» What to produce: Find all the lines with "React" and gather them.

************

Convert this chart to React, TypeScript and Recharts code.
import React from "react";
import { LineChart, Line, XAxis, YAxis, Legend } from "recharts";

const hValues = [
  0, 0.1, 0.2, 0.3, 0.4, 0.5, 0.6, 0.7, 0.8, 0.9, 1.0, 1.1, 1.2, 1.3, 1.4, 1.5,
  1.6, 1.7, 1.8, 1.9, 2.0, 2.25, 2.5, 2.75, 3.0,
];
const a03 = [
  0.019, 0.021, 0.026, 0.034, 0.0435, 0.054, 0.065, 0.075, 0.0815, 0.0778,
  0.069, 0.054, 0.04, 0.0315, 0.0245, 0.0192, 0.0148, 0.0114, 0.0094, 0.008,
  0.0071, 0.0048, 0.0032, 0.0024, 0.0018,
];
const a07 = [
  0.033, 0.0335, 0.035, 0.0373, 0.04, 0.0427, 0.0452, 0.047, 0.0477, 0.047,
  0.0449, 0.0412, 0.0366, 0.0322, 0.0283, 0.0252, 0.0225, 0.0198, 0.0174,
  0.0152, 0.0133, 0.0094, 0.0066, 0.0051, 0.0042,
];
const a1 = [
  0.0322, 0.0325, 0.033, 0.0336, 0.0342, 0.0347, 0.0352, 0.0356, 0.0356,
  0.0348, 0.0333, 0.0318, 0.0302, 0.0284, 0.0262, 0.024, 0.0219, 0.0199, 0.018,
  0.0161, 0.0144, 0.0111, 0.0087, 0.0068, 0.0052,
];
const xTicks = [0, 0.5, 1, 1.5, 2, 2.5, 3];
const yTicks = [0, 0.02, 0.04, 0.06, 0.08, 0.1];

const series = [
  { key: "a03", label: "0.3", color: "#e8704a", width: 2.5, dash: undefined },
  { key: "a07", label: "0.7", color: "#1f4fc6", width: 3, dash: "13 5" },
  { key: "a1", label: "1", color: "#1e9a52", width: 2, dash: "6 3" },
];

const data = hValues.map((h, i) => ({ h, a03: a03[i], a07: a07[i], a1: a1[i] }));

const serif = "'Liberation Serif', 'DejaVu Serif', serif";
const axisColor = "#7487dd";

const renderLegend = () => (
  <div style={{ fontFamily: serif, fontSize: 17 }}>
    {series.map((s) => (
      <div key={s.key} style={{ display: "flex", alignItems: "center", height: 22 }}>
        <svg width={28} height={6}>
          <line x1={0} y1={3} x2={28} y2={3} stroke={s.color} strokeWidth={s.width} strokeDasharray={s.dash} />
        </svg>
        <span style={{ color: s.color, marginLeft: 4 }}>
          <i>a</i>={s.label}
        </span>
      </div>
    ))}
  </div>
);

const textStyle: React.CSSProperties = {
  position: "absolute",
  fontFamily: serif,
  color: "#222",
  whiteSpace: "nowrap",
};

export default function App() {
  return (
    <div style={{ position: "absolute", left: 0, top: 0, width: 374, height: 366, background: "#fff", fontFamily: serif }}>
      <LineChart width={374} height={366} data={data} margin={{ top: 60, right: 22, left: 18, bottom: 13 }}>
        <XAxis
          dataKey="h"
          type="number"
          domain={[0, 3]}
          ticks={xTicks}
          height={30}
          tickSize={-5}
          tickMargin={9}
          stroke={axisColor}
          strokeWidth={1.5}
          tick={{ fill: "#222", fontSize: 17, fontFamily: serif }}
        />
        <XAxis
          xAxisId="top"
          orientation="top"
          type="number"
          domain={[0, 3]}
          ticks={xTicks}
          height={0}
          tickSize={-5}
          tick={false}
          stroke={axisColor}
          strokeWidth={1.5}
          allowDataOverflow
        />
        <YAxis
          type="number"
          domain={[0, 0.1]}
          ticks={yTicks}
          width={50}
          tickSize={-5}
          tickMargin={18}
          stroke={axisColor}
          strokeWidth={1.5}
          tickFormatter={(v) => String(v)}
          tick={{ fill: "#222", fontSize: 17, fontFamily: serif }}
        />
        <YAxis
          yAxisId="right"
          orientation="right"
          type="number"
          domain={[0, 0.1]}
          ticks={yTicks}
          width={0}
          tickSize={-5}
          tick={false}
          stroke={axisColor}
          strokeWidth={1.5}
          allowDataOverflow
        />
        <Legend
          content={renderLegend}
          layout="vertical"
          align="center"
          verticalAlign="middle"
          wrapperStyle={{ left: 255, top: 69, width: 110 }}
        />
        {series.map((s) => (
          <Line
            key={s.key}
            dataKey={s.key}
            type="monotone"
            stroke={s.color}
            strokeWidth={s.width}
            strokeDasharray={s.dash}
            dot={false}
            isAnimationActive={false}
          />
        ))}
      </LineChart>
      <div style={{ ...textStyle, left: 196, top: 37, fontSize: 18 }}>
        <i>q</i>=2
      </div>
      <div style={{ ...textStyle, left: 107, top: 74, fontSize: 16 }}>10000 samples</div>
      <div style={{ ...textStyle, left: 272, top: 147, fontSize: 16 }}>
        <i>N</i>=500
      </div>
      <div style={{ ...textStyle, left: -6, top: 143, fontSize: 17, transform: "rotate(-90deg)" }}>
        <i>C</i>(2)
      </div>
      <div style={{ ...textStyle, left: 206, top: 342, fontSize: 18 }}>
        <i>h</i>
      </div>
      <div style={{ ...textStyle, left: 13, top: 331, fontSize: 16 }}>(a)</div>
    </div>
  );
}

************

» Answer below:
Convert this chart to React, TypeScript and Recharts code.
import React from "react";
const textStyle: React.CSSProperties = {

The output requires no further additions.